The theoretical suggestion that subharmonic edge wave growth is inhibited by incident wave randomness is confirmed with observations in a large laboratory basin. Edge waves, gravity waves trapped near the shore by shoreline reflection and refraction, can be excited by an instability of waves normally incident from offshore. In the much-studied case of monochromatic, unidirectional incident waves, phase locking with incident waves allows continuous edge wave growth, culminating in edge waves with larger amplitudes than the incident waves. We present the first laboratory observations of edge wave excitation with random incident waves.
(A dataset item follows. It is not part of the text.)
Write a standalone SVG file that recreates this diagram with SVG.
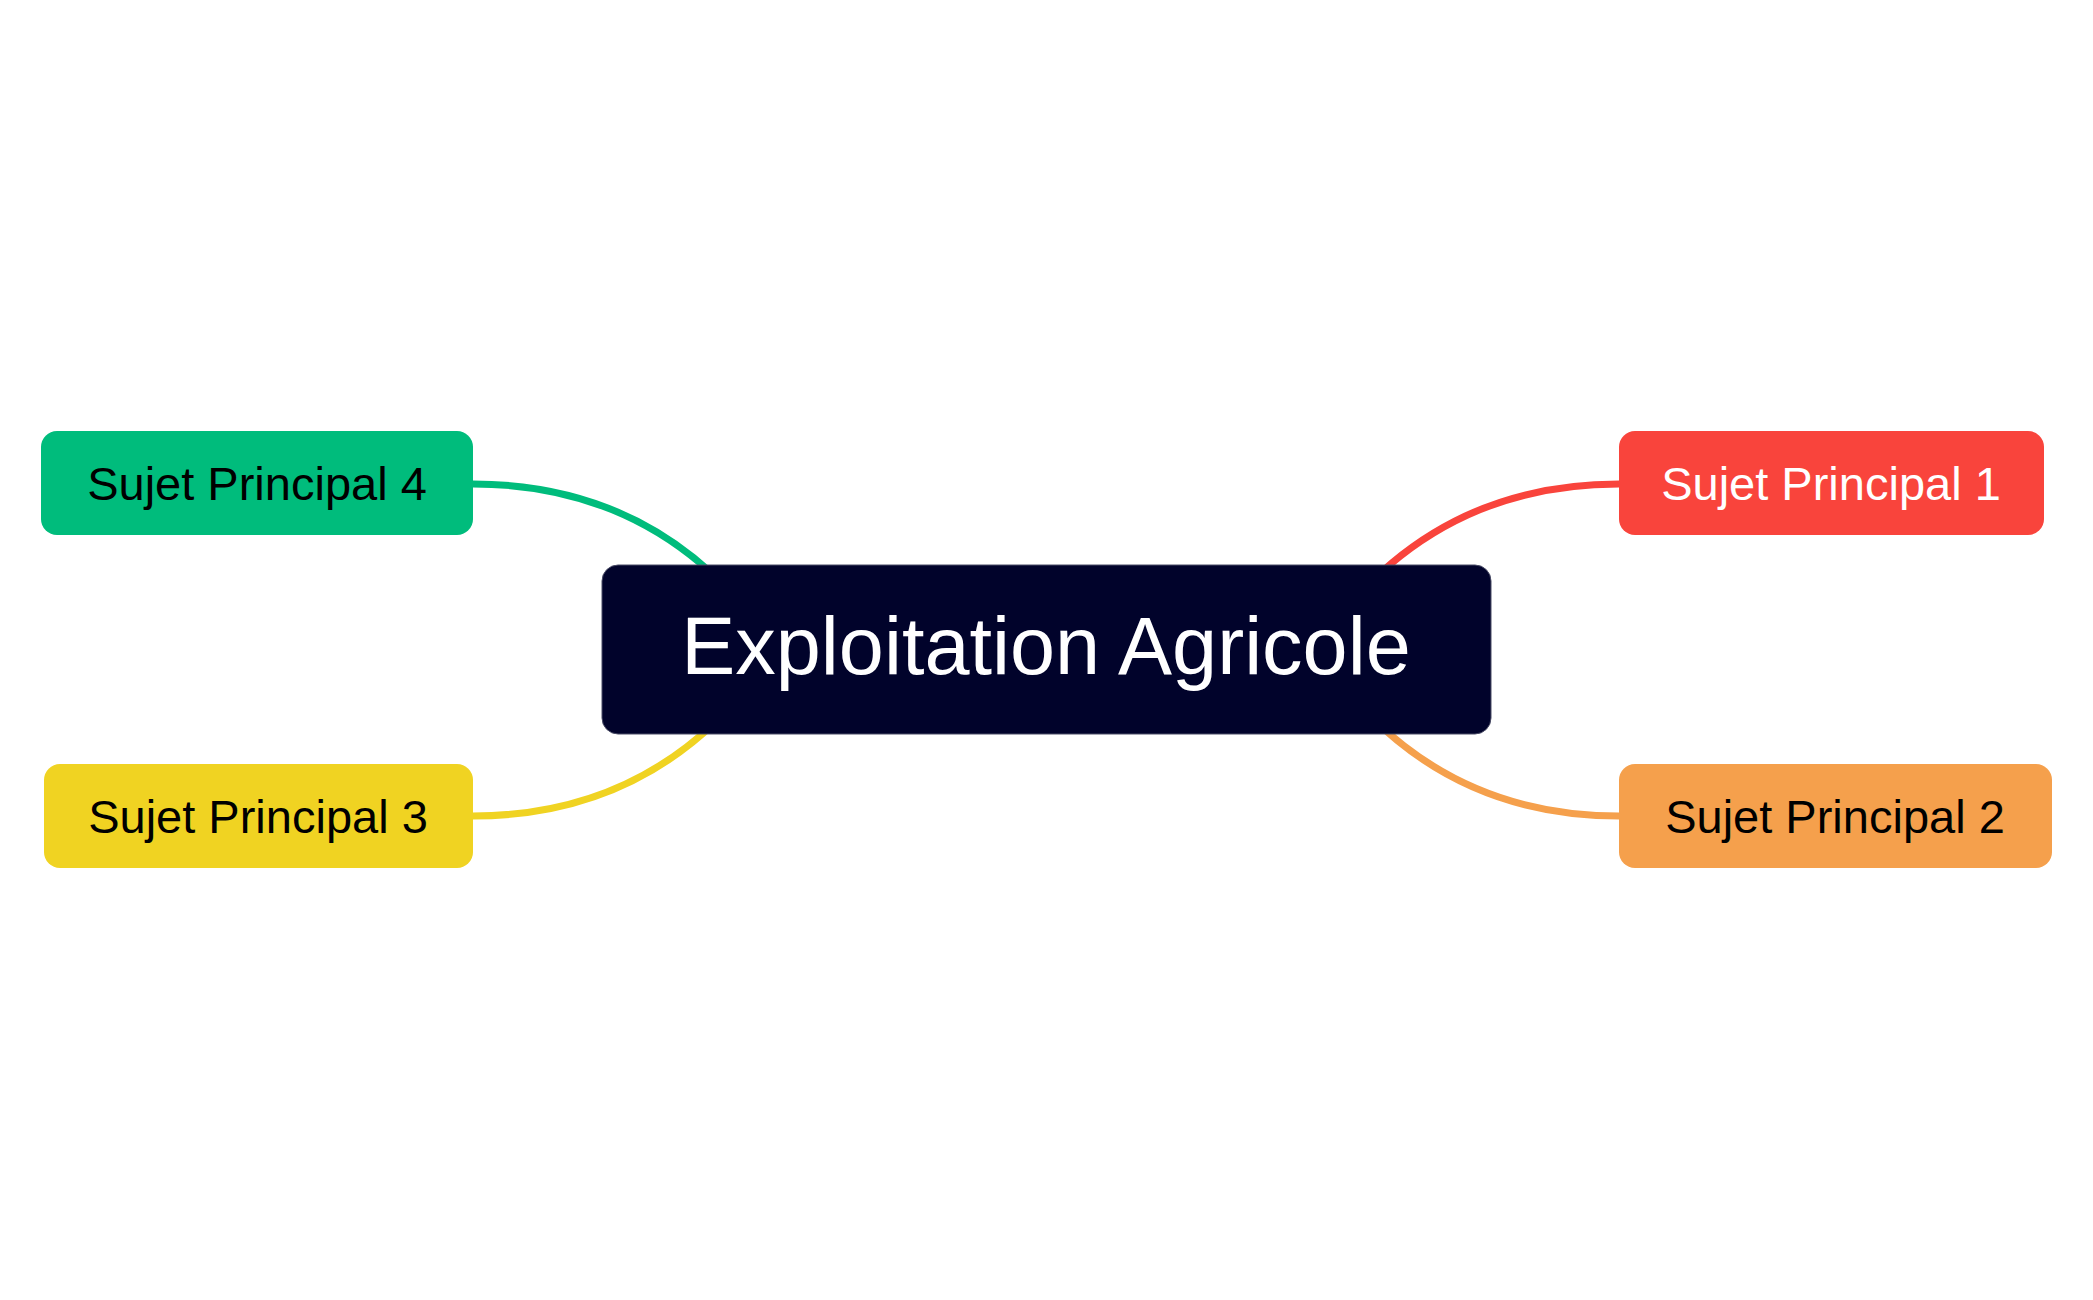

Randomness associated with frequency and directional spread in incident waves disrupts phase locking between edge and incident waves, and subharmonic edge wave amplitudes never reach an equilibrium. Edge wave generation can be suppressed completely by relatively rapid variation of incident wave amplitude and (especially) phase. With moderate randomness, edge waves can be intermittent, with near zero amplitudes for many wave periods, followed by intervals with relatively energetic edge waves. Observed time-varying edge wave amplitudes and phases are broadly consistent with existing nonlinear perturbation theory but with significant disagreement. With both monochromatic and random incident waves, observed edge wave amplitudes are underpredicted by about a factor of similar to 2, possibly owing to violation of the theoretical assumptions of weakly nonlinear and narrow-banded waves, simplified damping, and complete shoreline reflection. Intermittency will complicate detecting natural subharmonic edge waves. Plain language summary: Edge waves travel parallel to the shoreline and are confined to shallow water. Subharmonic edge waves, with period twice that of waves incident on a beach, are studied in a large-scale wave basin with regular and (for the first time) random incident waves more representative of realistic ocean conditions. We confirm the recent theoretical finding that random incident waves can suppress edge wave excitation.